Reproduce the full listing below unchanged, apart from the pictures.

::::::

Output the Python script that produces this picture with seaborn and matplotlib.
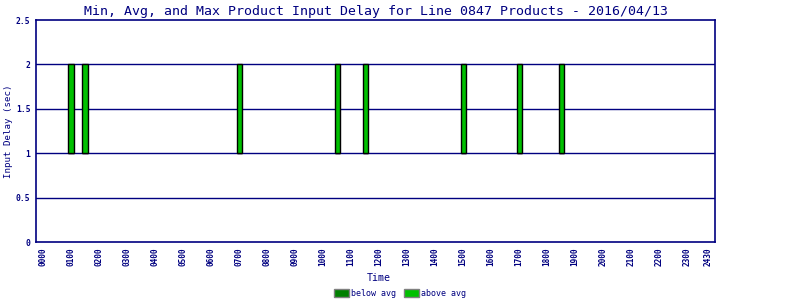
import matplotlib
matplotlib.use("Agg")
import matplotlib.pyplot as plt
import matplotlib.patches as mpatches
import seaborn as sns
import pandas as pd

# ---- data (hours of day, delay in seconds) ----
bar_hours = [1.0, 1.5, 7.0, 10.5, 11.5, 15.0, 17.0, 18.5]
min_delay = [1, 1, 1, 1, 1, 1, 1, 1]
avg_delay = [1, 1, 1, 1, 1, 1, 1, 1]
max_delay = [2, 2, 2, 2, 2, 2, 2, 2]
tick_hours = list(range(24)) + [23.75]
tick_labels = [f"{h:02d}00" for h in range(24)] + ["2430"]
y_ticks = [0, 0.5, 1, 1.5, 2, 2.5]
y_tick_labels = ["0", "0.5", "1", "1.5", "2", "2.5"]

NAVY = "#000080"
BELOW = "#008000"
ABOVE = "#00C000"

sns.set_theme(style="white")
plt.rcParams["font.family"] = ["DejaVu Sans Mono", "DejaVu Sans"]

fig = plt.figure(figsize=(8, 3), dpi=100)
ax = fig.add_axes([0.045, 0.193, 0.849, 0.74])

df = pd.DataFrame({
    "hour": bar_hours,
    "min": min_delay,
    "below": [a - m for a, m in zip(avg_delay, min_delay)],
    "above": [x - a for x, a in zip(max_delay, avg_delay)],
    "avg": avg_delay,
})

sns.barplot(data=df, x="hour", y="below", native_scale=True, width=0.36,
            bottom=df["min"].values, color=BELOW, saturation=1,
            edgecolor="black", linewidth=1, errorbar=None, ax=ax, zorder=3)
sns.barplot(data=df, x="hour", y="above", native_scale=True, width=0.36,
            bottom=df["avg"].values, color=ABOVE, saturation=1,
            edgecolor="black", linewidth=1, errorbar=None, ax=ax, zorder=3)

ax.set_xlim(-0.25, 24.0)
ax.set_ylim(0, 2.5)
ax.set_yticks(y_ticks)
ax.set_yticklabels(y_tick_labels, fontsize=5.8, color=NAVY, fontweight="bold")
ax.set_xticks(tick_hours)
ax.set_xticklabels(tick_labels, rotation=90, fontsize=5.6, color=NAVY,
                   fontweight="bold")
ax.tick_params(axis="both", length=0, pad=4)

for y in [0.5, 1, 1.5, 2]:
    ax.axhline(y, color=NAVY, linewidth=1, zorder=2)

for s in ax.spines.values():
    s.set_color(NAVY)
    s.set_linewidth(1.2)
    s.set_visible(True)

ax.set_xlabel("Time", fontsize=7.2, color=NAVY, labelpad=6)
ax.xaxis.set_label_coords(0.505, -0.14)
ax.set_ylabel("Input Delay (sec)", fontsize=6.6, color=NAVY)
ax.yaxis.set_label_coords(-0.034, 0.5)
ax.set_title("Min, Avg, and Max Product Input Delay for Line 0847 Products - 2016/04/13",
             fontsize=9.5, color=NAVY, pad=4)

handles = [mpatches.Patch(facecolor=BELOW, edgecolor="grey", label="below avg"),
           mpatches.Patch(facecolor=ABOVE, edgecolor="grey", label="above avg")]
fig.legend(handles=handles, loc="lower center", bbox_to_anchor=(0.5, -0.018),
           ncol=2, frameon=False, fontsize=6, labelcolor=NAVY,
           handlelength=1.8, handleheight=1.1, handletextpad=0.2,
           columnspacing=1.0)

fig.savefig("out.png", dpi=100, facecolor="white")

::::::

RESPONSE BELOW:
Output the Python script that produces this picture with seaborn and matplotlib.
import matplotlib
matplotlib.use("Agg")
import matplotlib.pyplot as plt
import matplotlib.patches as mpatches
import seaborn as sns
import pandas as pd

# ---- data (hours of day, delay in seconds) ----
bar_hours = [1.0, 1.5, 7.0, 10.5, 11.5, 15.0, 17.0, 18.5]
min_delay = [1, 1, 1, 1, 1, 1, 1, 1]
avg_delay = [1, 1, 1, 1, 1, 1, 1, 1]
max_delay = [2, 2, 2, 2, 2, 2, 2, 2]
tick_hours = list(range(24)) + [23.75]
tick_labels = [f"{h:02d}00" for h in range(24)] + ["2430"]
y_ticks = [0, 0.5, 1, 1.5, 2, 2.5]
y_tick_labels = ["0", "0.5", "1", "1.5", "2", "2.5"]

NAVY = "#000080"
BELOW = "#008000"
ABOVE = "#00C000"

sns.set_theme(style="white")
plt.rcParams["font.family"] = ["DejaVu Sans Mono", "DejaVu Sans"]

fig = plt.figure(figsize=(8, 3), dpi=100)
ax = fig.add_axes([0.045, 0.193, 0.849, 0.74])

df = pd.DataFrame({
    "hour": bar_hours,
    "min": min_delay,
    "below": [a - m for a, m in zip(avg_delay, min_delay)],
    "above": [x - a for x, a in zip(max_delay, avg_delay)],
    "avg": avg_delay,
})

sns.barplot(data=df, x="hour", y="below", native_scale=True, width=0.36,
            bottom=df["min"].values, color=BELOW, saturation=1,
            edgecolor="black", linewidth=1, errorbar=None, ax=ax, zorder=3)
sns.barplot(data=df, x="hour", y="above", native_scale=True, width=0.36,
            bottom=df["avg"].values, color=ABOVE, saturation=1,
            edgecolor="black", linewidth=1, errorbar=None, ax=ax, zorder=3)

ax.set_xlim(-0.25, 24.0)
ax.set_ylim(0, 2.5)
ax.set_yticks(y_ticks)
ax.set_yticklabels(y_tick_labels, fontsize=5.8, color=NAVY, fontweight="bold")
ax.set_xticks(tick_hours)
ax.set_xticklabels(tick_labels, rotation=90, fontsize=5.6, color=NAVY,
                   fontweight="bold")
ax.tick_params(axis="both", length=0, pad=4)

for y in [0.5, 1, 1.5, 2]:
    ax.axhline(y, color=NAVY, linewidth=1, zorder=2)

for s in ax.spines.values():
    s.set_color(NAVY)
    s.set_linewidth(1.2)
    s.set_visible(True)

ax.set_xlabel("Time", fontsize=7.2, color=NAVY, labelpad=6)
ax.xaxis.set_label_coords(0.505, -0.14)
ax.set_ylabel("Input Delay (sec)", fontsize=6.6, color=NAVY)
ax.yaxis.set_label_coords(-0.034, 0.5)
ax.set_title("Min, Avg, and Max Product Input Delay for Line 0847 Products - 2016/04/13",
             fontsize=9.5, color=NAVY, pad=4)

handles = [mpatches.Patch(facecolor=BELOW, edgecolor="grey", label="below avg"),
           mpatches.Patch(facecolor=ABOVE, edgecolor="grey", label="above avg")]
fig.legend(handles=handles, loc="lower center", bbox_to_anchor=(0.5, -0.018),
           ncol=2, frameon=False, fontsize=6, labelcolor=NAVY,
           handlelength=1.8, handleheight=1.1, handletextpad=0.2,
           columnspacing=1.0)

fig.savefig("out.png", dpi=100, facecolor="white")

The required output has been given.